The new NanoMap system from MIT’s Computer Science and Artificial Intelligence Laboratory (CSAIL), however, strikes the right balance between accuracy and speed. With it, drones can navigate heavily populated areas — think forests or Amazon fulfillment centers — at up to 20 mph. Simply put, the system doesn’t sweat the details.
Unlike other common mapping systems, such as simultaneous localization and mapping (SLAM), which are data intensive and difficult to maintain at real-time, the NanoMap uses depth-sensing to measure just the drone’s immediate surroundings. This enables the drone to understand generally where it is in relation to obstacles and anticipate how it will need to change course to avoid them.
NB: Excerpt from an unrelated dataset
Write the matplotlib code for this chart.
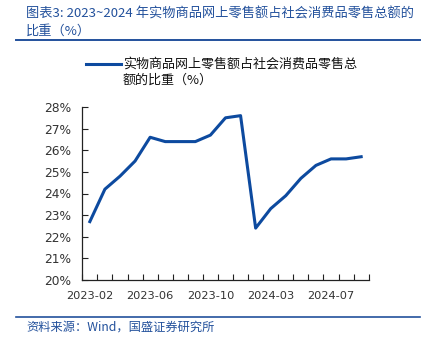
import matplotlib
matplotlib.use("Agg")
import matplotlib.pyplot as plt
from matplotlib.lines import Line2D
import numpy as np

plt.rcParams['font.family'] = ['DejaVu Sans', 'Noto Sans CJK SC']

months = ["2023-02", "2023-03", "2023-04", "2023-05", "2023-06", "2023-07",
          "2023-08", "2023-09", "2023-10", "2023-11", "2023-12",
          "2024-02", "2024-03", "2024-04", "2024-05", "2024-06", "2024-07",
          "2024-08", "2024-09"]
share = [22.7, 24.2, 24.8, 25.5, 26.6, 26.4, 26.4, 26.4, 26.7, 27.5, 27.6,
         22.4, 23.3, 23.9, 24.7, 25.3, 25.6, 25.6, 25.7]
label_months = ["2023-02", "2023-06", "2023-10", "2024-03", "2024-07"]
yticks = [20, 21, 22, 23, 24, 25, 26, 27, 28]

title_line1 = "图表3: 2023~2024 年实物商品网上零售额占社会消费品零售总额的"
title_line2 = "比重（%）"
legend_label = "实物商品网上零售额占社会消费品零售总\n额的比重（%）"
source_text = "资料来源：Wind，国盛证券研究所"

line_color = "#0D4A9F"
text_blue = "#23519C"
cjk = ['Noto Sans CJK SC', 'DejaVu Sans']

W, H = 425, 340
fig = plt.figure(figsize=(W / 100, H / 100), dpi=100)
ax = fig.add_axes([82.3 / W, 1 - 280 / H, (368.7 - 82.3) / W, (280 - 107) / H])

x = np.arange(len(months))
ax.plot(x, share, color=line_color, lw=2.2, solid_joinstyle='round', zorder=3)

ax.set_xlim(-0.5, len(months) - 0.5)
ax.set_ylim(20, 28)
ax.set_yticks(yticks)
ax.set_yticklabels([f"{v}%" for v in yticks])
ax.set_xticks(np.arange(len(months) + 1) - 0.5, minor=False)
ax.set_xticklabels([])
ax.set_xticks([months.index(m) for m in label_months], minor=True)
ax.set_xticklabels(label_months, minor=True)
ax.tick_params(axis='x', which='major', direction='in', length=4, width=0.8, color='#222222')
ax.tick_params(axis='x', which='minor', length=0, pad=8, labelsize=8.2, labelcolor='#333333')
ax.tick_params(axis='y', direction='in', length=4, width=0.8, color='#222222',
               pad=8, labelsize=8.8, labelcolor='#333333')
for s in ['top', 'right']:
    ax.spines[s].set_visible(False)
for s in ['left', 'bottom']:
    ax.spines[s].set_color('#222222')
    ax.spines[s].set_linewidth(0.9)

# title
fig.text(26 / W, 1 - 14 / H, title_line1, family=cjk, fontsize=9.5,
         color=text_blue, style='italic', va='center', ha='left')
fig.text(26 / W, 1 - 31 / H, title_line2, family=cjk, fontsize=9.5,
         color=text_blue, style='italic', va='center', ha='left')
fig.add_artist(Line2D([16 / W, 420 / W], [1 - 40 / H, 1 - 40 / H],
                      color=text_blue, lw=1.4))

# legend
fig.add_artist(Line2D([86 / W, 121 / W], [1 - 63.5 / H, 1 - 63.5 / H],
                      color=line_color, lw=2.2))
fig.text(123 / W, 1 - 72 / H, legend_label, family=cjk, fontsize=9.4,
         color='#111111', va='center', ha='left', linespacing=1.35)

# footer
fig.add_artist(Line2D([16 / W, 420 / W], [1 - 317 / H, 1 - 317 / H],
                      color=text_blue, lw=1.2))
fig.text(26 / W, 1 - 327 / H, source_text, family=cjk, fontsize=8.8,
         color=text_blue, style='italic', va='center', ha='left')

fig.savefig("out.png", dpi=100)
“The key difference to previous work is that the researchers created a map consisting of a set of images with their position uncertainty rather than just a set of images and their positions and orientation,” says Sebastian Scherer, a systems scientist at Carnegie Mellon University’s Robotics Institute, wrote in an MIT release. “Keeping track of the uncertainty has the advantage of allowing the use of previous images even if the robot doesn’t know exactly where it is and allows in improved planning.”
This uncertainty is surprisingly helpful. Without working the factor into its modeling, MIT’s test drone would crash roughly 25 percent of the time whenever it drifted more than 5 percent away from where it expected to be. But by incorporating that uncertainty, the MIT team was able to reduce crashes to just 2 percent of its flights.